8.4.1 General Principles

Certain income tax debts may be discharged in a Chapter 7 or a Chapter 13 bankruptcy. In a bankruptcy, you should always evaluate whether any of the income tax debt can be discharged. Many attorneys mistakenly assume that federal tax debt cannot be discharged. The rules for determining whether an income tax is dischargeable are very complex.1  The analysis should be done for each tax year.

If most of the client’s debt is federal tax, an Offer in Compromise may provide the client with better relief from his tax debt than a bankruptcy.2  In some cases (e.g., if the taxpayer filed the tax return after the IRS assessed the tax by a Substitute for Return), an Offer in Compromise may be the only option.
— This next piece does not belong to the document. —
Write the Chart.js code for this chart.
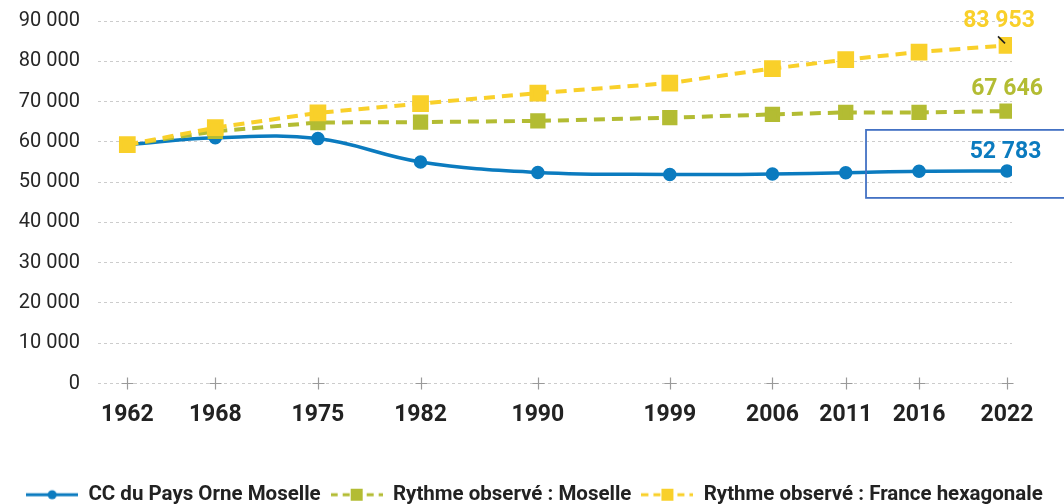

  • 1See Nat’l Consumer L. Ctr., Consumer Bankruptcy Law and Practice § 15.4.3.1.1 (12th ed. 2019); Effectively Representing your Client Before the New IRS ch. 21 (ABA 8th ed. 2021); Morgan D. King, Discharging Taxes in Consumer Bankruptcy Cases (2012).
  • 2For a complete discussion of Offers in Compromise, see Section 7.3.

Disclaimer: The articles in the Gillis Long Desk Manual do not contain any legal advice.